---- SUPPLIED DATA

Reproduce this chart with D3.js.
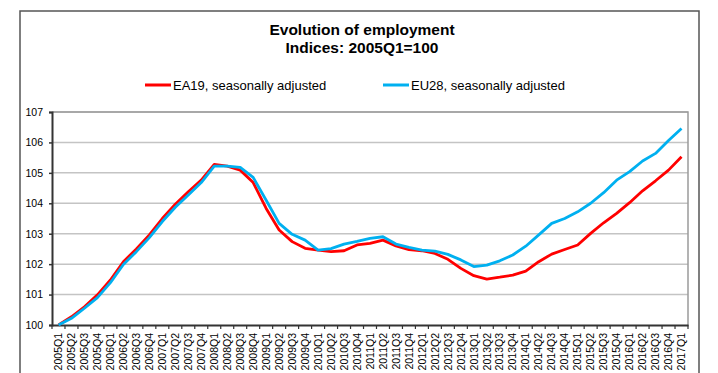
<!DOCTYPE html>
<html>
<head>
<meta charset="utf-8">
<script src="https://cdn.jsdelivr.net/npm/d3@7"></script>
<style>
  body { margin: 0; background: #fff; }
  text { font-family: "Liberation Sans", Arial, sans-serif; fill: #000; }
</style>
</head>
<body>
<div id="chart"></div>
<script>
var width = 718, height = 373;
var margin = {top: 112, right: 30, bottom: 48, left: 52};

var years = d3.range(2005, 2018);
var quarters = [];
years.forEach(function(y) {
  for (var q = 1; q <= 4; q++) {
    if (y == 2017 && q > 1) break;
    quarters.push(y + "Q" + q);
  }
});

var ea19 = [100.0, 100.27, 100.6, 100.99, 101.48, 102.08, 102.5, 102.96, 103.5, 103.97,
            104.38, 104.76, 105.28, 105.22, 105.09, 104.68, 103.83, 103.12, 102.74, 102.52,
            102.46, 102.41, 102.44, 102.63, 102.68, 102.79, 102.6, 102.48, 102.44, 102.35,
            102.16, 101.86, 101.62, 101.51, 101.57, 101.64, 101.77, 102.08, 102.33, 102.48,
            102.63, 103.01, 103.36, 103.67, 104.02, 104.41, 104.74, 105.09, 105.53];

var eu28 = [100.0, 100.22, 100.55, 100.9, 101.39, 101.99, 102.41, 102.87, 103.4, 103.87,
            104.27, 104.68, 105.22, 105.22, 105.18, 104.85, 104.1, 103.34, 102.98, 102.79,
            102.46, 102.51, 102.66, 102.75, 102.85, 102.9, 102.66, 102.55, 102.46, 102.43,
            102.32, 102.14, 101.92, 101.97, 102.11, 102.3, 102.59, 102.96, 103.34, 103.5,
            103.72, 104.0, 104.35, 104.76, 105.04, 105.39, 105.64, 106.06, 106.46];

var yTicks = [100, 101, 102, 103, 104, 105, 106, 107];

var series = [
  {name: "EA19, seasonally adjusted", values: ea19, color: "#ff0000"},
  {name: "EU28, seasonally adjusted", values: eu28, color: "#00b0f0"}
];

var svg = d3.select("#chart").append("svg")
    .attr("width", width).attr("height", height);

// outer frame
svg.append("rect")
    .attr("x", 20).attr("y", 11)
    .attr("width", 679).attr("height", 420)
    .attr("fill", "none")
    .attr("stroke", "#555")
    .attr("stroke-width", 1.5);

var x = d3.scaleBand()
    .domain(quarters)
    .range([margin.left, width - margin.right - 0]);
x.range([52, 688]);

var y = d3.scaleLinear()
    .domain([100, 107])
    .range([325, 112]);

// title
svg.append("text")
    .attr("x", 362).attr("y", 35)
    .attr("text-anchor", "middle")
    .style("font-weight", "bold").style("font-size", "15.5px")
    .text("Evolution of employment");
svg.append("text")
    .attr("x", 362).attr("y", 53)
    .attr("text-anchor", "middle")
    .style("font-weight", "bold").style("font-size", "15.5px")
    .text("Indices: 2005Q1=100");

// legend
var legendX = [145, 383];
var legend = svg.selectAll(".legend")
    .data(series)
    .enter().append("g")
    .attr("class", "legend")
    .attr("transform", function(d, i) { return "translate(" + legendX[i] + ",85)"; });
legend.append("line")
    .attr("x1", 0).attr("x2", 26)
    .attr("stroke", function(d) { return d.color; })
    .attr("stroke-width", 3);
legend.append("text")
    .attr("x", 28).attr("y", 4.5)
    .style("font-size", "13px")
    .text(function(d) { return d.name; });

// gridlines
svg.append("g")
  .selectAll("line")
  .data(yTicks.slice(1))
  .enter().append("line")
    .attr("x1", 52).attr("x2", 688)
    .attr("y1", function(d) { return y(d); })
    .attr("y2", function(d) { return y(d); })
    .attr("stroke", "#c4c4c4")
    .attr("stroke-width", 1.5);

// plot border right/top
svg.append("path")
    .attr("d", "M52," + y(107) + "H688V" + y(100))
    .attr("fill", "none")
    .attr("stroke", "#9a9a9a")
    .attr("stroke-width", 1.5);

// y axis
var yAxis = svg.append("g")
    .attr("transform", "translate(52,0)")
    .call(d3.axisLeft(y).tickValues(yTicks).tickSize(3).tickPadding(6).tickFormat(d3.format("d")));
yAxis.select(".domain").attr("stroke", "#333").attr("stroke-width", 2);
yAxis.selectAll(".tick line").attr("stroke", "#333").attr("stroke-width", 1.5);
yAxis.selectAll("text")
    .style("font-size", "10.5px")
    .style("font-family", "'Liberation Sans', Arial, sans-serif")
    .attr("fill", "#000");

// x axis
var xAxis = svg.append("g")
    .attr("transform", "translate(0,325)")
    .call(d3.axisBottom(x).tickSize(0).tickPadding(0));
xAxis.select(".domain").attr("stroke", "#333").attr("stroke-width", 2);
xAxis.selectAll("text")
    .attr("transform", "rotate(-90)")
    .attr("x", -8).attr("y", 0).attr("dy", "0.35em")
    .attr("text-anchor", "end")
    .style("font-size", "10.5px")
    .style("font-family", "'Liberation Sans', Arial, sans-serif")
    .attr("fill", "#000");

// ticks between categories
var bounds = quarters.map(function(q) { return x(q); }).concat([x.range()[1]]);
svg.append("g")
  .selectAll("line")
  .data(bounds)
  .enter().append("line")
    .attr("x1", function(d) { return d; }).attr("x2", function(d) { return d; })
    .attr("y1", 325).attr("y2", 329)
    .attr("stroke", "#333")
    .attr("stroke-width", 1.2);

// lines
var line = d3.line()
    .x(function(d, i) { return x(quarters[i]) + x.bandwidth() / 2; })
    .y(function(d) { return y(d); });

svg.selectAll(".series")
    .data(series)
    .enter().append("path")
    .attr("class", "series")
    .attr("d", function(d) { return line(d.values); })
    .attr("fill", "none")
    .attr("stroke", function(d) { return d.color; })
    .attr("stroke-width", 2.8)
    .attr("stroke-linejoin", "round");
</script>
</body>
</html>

--------

*WHAT IS REQUIRED*
Make an exact copy of the listing above. Do not include the pictures.

*RESULT*
Reproduce this chart with D3.js.
<!DOCTYPE html>
<html>
<head>
<meta charset="utf-8">
<script src="https://cdn.jsdelivr.net/npm/d3@7"></script>
<style>
  body { margin: 0; background: #fff; }
  text { font-family: "Liberation Sans", Arial, sans-serif; fill: #000; }
</style>
</head>
<body>
<div id="chart"></div>
<script>
var width = 718, height = 373;
var margin = {top: 112, right: 30, bottom: 48, left: 52};

var years = d3.range(2005, 2018);
var quarters = [];
years.forEach(function(y) {
  for (var q = 1; q <= 4; q++) {
    if (y == 2017 && q > 1) break;
    quarters.push(y + "Q" + q);
  }
});

var ea19 = [100.0, 100.27, 100.6, 100.99, 101.48, 102.08, 102.5, 102.96, 103.5, 103.97,
            104.38, 104.76, 105.28, 105.22, 105.09, 104.68, 103.83, 103.12, 102.74, 102.52,
            102.46, 102.41, 102.44, 102.63, 102.68, 102.79, 102.6, 102.48, 102.44, 102.35,
            102.16, 101.86, 101.62, 101.51, 101.57, 101.64, 101.77, 102.08, 102.33, 102.48,
            102.63, 103.01, 103.36, 103.67, 104.02, 104.41, 104.74, 105.09, 105.53];

var eu28 = [100.0, 100.22, 100.55, 100.9, 101.39, 101.99, 102.41, 102.87, 103.4, 103.87,
            104.27, 104.68, 105.22, 105.22, 105.18, 104.85, 104.1, 103.34, 102.98, 102.79,
            102.46, 102.51, 102.66, 102.75, 102.85, 102.9, 102.66, 102.55, 102.46, 102.43,
            102.32, 102.14, 101.92, 101.97, 102.11, 102.3, 102.59, 102.96, 103.34, 103.5,
            103.72, 104.0, 104.35, 104.76, 105.04, 105.39, 105.64, 106.06, 106.46];

var yTicks = [100, 101, 102, 103, 104, 105, 106, 107];

var series = [
  {name: "EA19, seasonally adjusted", values: ea19, color: "#ff0000"},
  {name: "EU28, seasonally adjusted", values: eu28, color: "#00b0f0"}
];

var svg = d3.select("#chart").append("svg")
    .attr("width", width).attr("height", height);

// outer frame
svg.append("rect")
    .attr("x", 20).attr("y", 11)
    .attr("width", 679).attr("height", 420)
    .attr("fill", "none")
    .attr("stroke", "#555")
    .attr("stroke-width", 1.5);

var x = d3.scaleBand()
    .domain(quarters)
    .range([margin.left, width - margin.right - 0]);
x.range([52, 688]);

var y = d3.scaleLinear()
    .domain([100, 107])
    .range([325, 112]);

// title
svg.append("text")
    .attr("x", 362).attr("y", 35)
    .attr("text-anchor", "middle")
    .style("font-weight", "bold").style("font-size", "15.5px")
    .text("Evolution of employment");
svg.append("text")
    .attr("x", 362).attr("y", 53)
    .attr("text-anchor", "middle")
    .style("font-weight", "bold").style("font-size", "15.5px")
    .text("Indices: 2005Q1=100");

// legend
var legendX = [145, 383];
var legend = svg.selectAll(".legend")
    .data(series)
    .enter().append("g")
    .attr("class", "legend")
    .attr("transform", function(d, i) { return "translate(" + legendX[i] + ",85)"; });
legend.append("line")
    .attr("x1", 0).attr("x2", 26)
    .attr("stroke", function(d) { return d.color; })
    .attr("stroke-width", 3);
legend.append("text")
    .attr("x", 28).attr("y", 4.5)
    .style("font-size", "13px")
    .text(function(d) { return d.name; });

// gridlines
svg.append("g")
  .selectAll("line")
  .data(yTicks.slice(1))
  .enter().append("line")
    .attr("x1", 52).attr("x2", 688)
    .attr("y1", function(d) { return y(d); })
    .attr("y2", function(d) { return y(d); })
    .attr("stroke", "#c4c4c4")
    .attr("stroke-width", 1.5);

// plot border right/top
svg.append("path")
    .attr("d", "M52," + y(107) + "H688V" + y(100))
    .attr("fill", "none")
    .attr("stroke", "#9a9a9a")
    .attr("stroke-width", 1.5);

// y axis
var yAxis = svg.append("g")
    .attr("transform", "translate(52,0)")
    .call(d3.axisLeft(y).tickValues(yTicks).tickSize(3).tickPadding(6).tickFormat(d3.format("d")));
yAxis.select(".domain").attr("stroke", "#333").attr("stroke-width", 2);
yAxis.selectAll(".tick line").attr("stroke", "#333").attr("stroke-width", 1.5);
yAxis.selectAll("text")
    .style("font-size", "10.5px")
    .style("font-family", "'Liberation Sans', Arial, sans-serif")
    .attr("fill", "#000");

// x axis
var xAxis = svg.append("g")
    .attr("transform", "translate(0,325)")
    .call(d3.axisBottom(x).tickSize(0).tickPadding(0));
xAxis.select(".domain").attr("stroke", "#333").attr("stroke-width", 2);
xAxis.selectAll("text")
    .attr("transform", "rotate(-90)")
    .attr("x", -8).attr("y", 0).attr("dy", "0.35em")
    .attr("text-anchor", "end")
    .style("font-size", "10.5px")
    .style("font-family", "'Liberation Sans', Arial, sans-serif")
    .attr("fill", "#000");

// ticks between categories
var bounds = quarters.map(function(q) { return x(q); }).concat([x.range()[1]]);
svg.append("g")
  .selectAll("line")
  .data(bounds)
  .enter().append("line")
    .attr("x1", function(d) { return d; }).attr("x2", function(d) { return d; })
    .attr("y1", 325).attr("y2", 329)
    .attr("stroke", "#333")
    .attr("stroke-width", 1.2);

// lines
var line = d3.line()
    .x(function(d, i) { return x(quarters[i]) + x.bandwidth() / 2; })
    .y(function(d) { return y(d); });

svg.selectAll(".series")
    .data(series)
    .enter().append("path")
    .attr("class", "series")
    .attr("d", function(d) { return line(d.values); })
    .attr("fill", "none")
    .attr("stroke", function(d) { return d.color; })
    .attr("stroke-width", 2.8)
    .attr("stroke-linejoin", "round");
</script>
</body>
</html>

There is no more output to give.